Rouen inspira également des peintres locaux comme Charles Angrand, Léon-Jules Lemaître, ou le pointilliste Charles Frechon, qui s'inscrivent complètement dans les courants artistiques modernes de leur temps.
Ces explications permettent de mieux comprendre la fabuleuse série des Cathédrales de Rouen, par Monet ; ce sont en réalité deux séries qui furent peintes en 1892 et 1893, à chaque fois entre février et avril, depuis trois ateliers différents, au prix parfois de graves moments d'abattement.
Ces tableaux suscitèrent l'enthousiasme de Clemenceau qui intitula un article, paru dans la Justice du 20 mai 1895, « La révolution des cathédrales », dans lequel il écrit entre autre : « La merveille de la sensation de Monet, c'est de voir vibrer la pierre et de nous la donner vibrante, baignée des vagues lumineuses qui se heurtent en éclaboussures d'étincelles.
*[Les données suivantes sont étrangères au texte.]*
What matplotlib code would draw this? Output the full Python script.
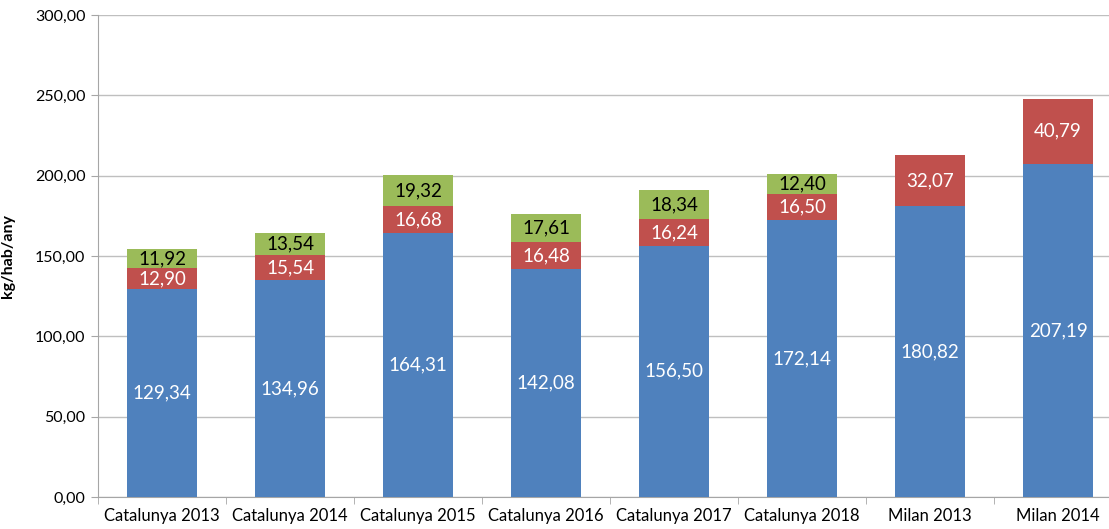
import matplotlib.pyplot as plt
import numpy as np

categories = ['Catalunya 2013', 'Catalunya 2014', 'Catalunya 2015', 'Catalunya 2016',
              'Catalunya 2017', 'Catalunya 2018', 'Milan 2013', 'Milan 2014']
blue_vals = [129.34, 134.96, 164.31, 142.08, 156.50, 172.14, 180.82, 207.19]
red_vals = [12.90, 15.54, 16.68, 16.48, 16.24, 16.50, 32.07, 40.79]
green_vals = [11.92, 13.54, 19.32, 17.61, 18.34, 12.40, 0, 0]
y_ticks = [0, 50, 100, 150, 200, 250, 300]

BLUE = '#4F81BD'
RED = '#C0504D'
GREEN = '#9BBB59'


def fmt(v):
    return ('%.2f' % v).replace('.', ',')


plt.rcParams['font.family'] = ['Lato', 'DejaVu Sans']

fig = plt.figure(figsize=(11.09, 5.29), dpi=100)
# the original is cropped on the right, so the axes runs a bit past the figure edge
ax = fig.add_axes([98 / 1109, 1 - 497 / 529, 1024 / 1109, 482 / 529])

x = np.arange(len(categories))
w = 0.55
blue = np.array(blue_vals)
red = np.array(red_vals)
green = np.array(green_vals)

ax.bar(x, blue, w, color=BLUE, zorder=3)
ax.bar(x, red, w, bottom=blue, color=RED, zorder=3)
ax.bar(x, green, w, bottom=blue + red, color=GREEN, zorder=3)

for i in range(len(categories)):
    ax.text(x[i], blue[i] / 2, fmt(blue[i]), ha='center', va='center',
            color='white', fontsize=13.5, zorder=4)
    ax.text(x[i], blue[i] + red[i] / 2, fmt(red[i]), ha='center', va='center',
            color='white', fontsize=13.5, zorder=4)
    if green[i] > 0:
        ax.text(x[i], blue[i] + red[i] + green[i] / 2, fmt(green[i]), ha='center',
                va='center', color='black', fontsize=13.5, zorder=4)

ax.set_xlim(-0.5, len(categories) - 0.5)
ax.set_ylim(0, 300)
ax.set_yticks(y_ticks)
ax.set_yticklabels([fmt(v) for v in y_ticks], fontsize=11.5)
ax.set_xticks(x)
ax.set_xticklabels(categories, fontsize=12)
ax.tick_params(axis='x', length=0, pad=8)
ax.set_xticks(np.arange(-0.5, len(categories)), minor=True)
ax.tick_params(axis='x', which='minor', length=5, color='#a6a6a6')
ax.tick_params(axis='y', length=5, color='#a6a6a6', pad=4)

ax.yaxis.grid(True, color='#bfbfbf', linewidth=1.0, zorder=0)
ax.set_axisbelow(True)
for s in ['top', 'right']:
    ax.spines[s].set_visible(False)
ax.spines['left'].set_color('#a6a6a6')
ax.spines['bottom'].set_color('#a6a6a6')

ax.set_ylabel('kg/hab/any', fontsize=11.5, fontweight='bold', labelpad=14)

fig.savefig('out.png', dpi=100)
C'en est fini de la toile immuable de mort. Maintenant la pierre elle-même vit, on la sent mutante de la vie qui précède en la vie qui va suivre. Elle n'est plus comme immobilisée pour le spectateur. Elle passe. On la voit passer. »
La grande découverte de l'exposition, du moins pour l'auteur de ces lignes, fut la série, ou plutôt là encore les deux séries, de vues de Rouen peintes en 1896 et 1898 par Pissarro. Il peint le vieux Rouen, mais aussi et surtout le paysage industriel et portuaire de la ville et de ses ponts, créant ainsi un « sublime industriel », témoin des transformations de son temps et de l'étroite interaction qui existe entre l'art et l'évolution historique d'une civilisation.